__AIM__.
Lift out, unaltered, the lines of the material below between the line holding "Rebuild this chart" and the line holding "Serif', 'Times New", counting both.
☆ ☆ ☆ ☆
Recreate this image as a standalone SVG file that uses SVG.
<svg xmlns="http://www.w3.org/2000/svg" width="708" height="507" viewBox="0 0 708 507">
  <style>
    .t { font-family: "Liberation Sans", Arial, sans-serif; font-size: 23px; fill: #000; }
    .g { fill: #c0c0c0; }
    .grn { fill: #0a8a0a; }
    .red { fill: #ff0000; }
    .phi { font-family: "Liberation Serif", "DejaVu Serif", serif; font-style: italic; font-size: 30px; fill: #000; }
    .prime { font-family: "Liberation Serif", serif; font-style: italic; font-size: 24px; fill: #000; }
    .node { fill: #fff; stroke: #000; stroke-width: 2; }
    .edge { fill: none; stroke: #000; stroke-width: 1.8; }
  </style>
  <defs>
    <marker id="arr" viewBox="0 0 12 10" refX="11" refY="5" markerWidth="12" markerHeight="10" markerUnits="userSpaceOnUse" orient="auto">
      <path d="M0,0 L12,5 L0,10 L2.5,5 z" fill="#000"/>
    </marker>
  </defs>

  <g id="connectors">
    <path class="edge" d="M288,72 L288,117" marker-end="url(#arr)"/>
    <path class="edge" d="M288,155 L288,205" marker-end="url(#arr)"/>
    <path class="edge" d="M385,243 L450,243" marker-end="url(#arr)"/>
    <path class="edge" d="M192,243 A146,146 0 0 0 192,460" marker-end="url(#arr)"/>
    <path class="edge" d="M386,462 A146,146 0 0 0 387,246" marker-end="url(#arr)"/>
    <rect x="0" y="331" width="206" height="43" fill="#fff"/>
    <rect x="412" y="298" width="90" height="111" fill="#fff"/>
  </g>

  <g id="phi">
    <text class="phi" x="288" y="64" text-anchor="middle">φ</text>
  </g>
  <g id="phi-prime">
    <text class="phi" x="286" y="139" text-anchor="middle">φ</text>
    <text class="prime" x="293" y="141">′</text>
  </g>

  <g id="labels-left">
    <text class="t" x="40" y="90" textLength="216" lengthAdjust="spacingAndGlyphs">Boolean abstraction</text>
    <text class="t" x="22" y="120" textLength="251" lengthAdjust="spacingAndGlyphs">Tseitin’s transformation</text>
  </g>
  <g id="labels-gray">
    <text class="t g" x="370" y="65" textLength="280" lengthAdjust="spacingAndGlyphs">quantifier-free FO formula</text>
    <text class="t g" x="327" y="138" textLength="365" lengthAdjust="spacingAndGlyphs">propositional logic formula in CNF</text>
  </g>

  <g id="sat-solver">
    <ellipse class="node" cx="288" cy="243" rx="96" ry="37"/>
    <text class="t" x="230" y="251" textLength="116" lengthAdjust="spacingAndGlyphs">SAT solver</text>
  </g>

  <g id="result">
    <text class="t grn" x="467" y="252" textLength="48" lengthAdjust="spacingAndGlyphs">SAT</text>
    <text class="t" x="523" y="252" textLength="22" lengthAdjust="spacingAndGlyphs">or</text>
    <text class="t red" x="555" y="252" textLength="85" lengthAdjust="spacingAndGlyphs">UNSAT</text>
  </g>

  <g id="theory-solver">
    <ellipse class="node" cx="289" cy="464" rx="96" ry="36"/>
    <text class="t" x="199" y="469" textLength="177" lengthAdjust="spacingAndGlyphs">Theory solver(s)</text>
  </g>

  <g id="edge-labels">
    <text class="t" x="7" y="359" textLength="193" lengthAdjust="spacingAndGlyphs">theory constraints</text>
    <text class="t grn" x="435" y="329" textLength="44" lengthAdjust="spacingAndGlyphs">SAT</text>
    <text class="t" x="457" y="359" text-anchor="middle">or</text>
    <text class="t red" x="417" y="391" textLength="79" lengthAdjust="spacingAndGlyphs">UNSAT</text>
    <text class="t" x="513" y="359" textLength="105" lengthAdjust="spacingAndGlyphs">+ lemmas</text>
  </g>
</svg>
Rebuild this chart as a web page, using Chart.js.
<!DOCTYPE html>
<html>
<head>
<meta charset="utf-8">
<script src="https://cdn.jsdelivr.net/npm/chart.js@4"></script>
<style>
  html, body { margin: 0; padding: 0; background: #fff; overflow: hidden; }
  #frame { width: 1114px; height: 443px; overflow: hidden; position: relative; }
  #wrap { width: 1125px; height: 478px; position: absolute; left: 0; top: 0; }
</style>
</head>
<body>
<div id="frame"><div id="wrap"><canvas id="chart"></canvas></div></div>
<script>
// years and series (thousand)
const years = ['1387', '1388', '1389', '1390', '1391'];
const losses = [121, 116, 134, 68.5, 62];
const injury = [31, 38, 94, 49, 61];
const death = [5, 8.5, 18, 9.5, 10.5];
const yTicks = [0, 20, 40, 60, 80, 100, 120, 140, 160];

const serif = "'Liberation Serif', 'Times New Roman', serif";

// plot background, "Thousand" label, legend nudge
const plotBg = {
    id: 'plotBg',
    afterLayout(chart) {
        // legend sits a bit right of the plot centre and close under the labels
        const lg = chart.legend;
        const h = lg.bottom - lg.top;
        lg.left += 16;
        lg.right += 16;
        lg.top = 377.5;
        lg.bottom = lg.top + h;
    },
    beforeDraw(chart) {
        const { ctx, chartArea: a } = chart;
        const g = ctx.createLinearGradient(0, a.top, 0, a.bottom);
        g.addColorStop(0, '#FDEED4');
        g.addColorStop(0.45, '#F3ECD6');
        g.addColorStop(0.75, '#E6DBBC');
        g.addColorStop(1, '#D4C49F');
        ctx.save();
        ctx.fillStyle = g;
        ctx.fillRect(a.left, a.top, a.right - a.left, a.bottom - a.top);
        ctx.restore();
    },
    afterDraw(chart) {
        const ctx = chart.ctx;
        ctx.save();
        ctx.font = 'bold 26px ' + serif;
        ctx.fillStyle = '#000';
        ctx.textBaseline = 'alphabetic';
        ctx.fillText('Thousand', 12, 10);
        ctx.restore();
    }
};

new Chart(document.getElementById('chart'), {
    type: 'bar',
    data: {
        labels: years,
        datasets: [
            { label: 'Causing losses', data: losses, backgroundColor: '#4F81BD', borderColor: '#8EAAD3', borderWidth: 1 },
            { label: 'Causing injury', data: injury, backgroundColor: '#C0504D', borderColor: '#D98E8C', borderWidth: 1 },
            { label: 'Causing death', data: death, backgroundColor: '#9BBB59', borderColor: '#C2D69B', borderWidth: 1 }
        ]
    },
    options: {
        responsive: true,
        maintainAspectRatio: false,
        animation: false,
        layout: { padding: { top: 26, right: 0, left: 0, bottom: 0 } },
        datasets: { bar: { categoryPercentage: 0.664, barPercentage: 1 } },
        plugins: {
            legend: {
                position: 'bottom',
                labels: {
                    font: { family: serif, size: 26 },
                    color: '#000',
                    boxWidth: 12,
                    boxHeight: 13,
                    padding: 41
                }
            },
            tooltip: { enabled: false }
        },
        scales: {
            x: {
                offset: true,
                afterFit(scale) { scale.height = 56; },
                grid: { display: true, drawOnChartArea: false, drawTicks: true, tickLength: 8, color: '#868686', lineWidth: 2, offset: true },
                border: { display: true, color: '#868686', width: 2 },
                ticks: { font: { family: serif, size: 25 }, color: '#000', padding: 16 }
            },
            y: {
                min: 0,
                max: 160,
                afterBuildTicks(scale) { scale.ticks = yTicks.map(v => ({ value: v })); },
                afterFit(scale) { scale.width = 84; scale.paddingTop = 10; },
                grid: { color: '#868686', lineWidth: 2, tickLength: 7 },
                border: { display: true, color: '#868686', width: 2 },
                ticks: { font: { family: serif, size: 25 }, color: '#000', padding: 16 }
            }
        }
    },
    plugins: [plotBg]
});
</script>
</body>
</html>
☆ ☆ ☆ ☆
__FINAL RESULT__.
Rebuild this chart as a web page, using Chart.js.
<!DOCTYPE html>
<html>
<head>
<meta charset="utf-8">
<script src="https://cdn.jsdelivr.net/npm/chart.js@4"></script>
<style>
  html, body { margin: 0; padding: 0; background: #fff; overflow: hidden; }
  #frame { width: 1114px; height: 443px; overflow: hidden; position: relative; }
  #wrap { width: 1125px; height: 478px; position: absolute; left: 0; top: 0; }
</style>
</head>
<body>
<div id="frame"><div id="wrap"><canvas id="chart"></canvas></div></div>
<script>
// years and series (thousand)
const years = ['1387', '1388', '1389', '1390', '1391'];
const losses = [121, 116, 134, 68.5, 62];
const injury = [31, 38, 94, 49, 61];
const death = [5, 8.5, 18, 9.5, 10.5];
const yTicks = [0, 20, 40, 60, 80, 100, 120, 140, 160];

const serif = "'Liberation Serif', 'Times New Roman', serif";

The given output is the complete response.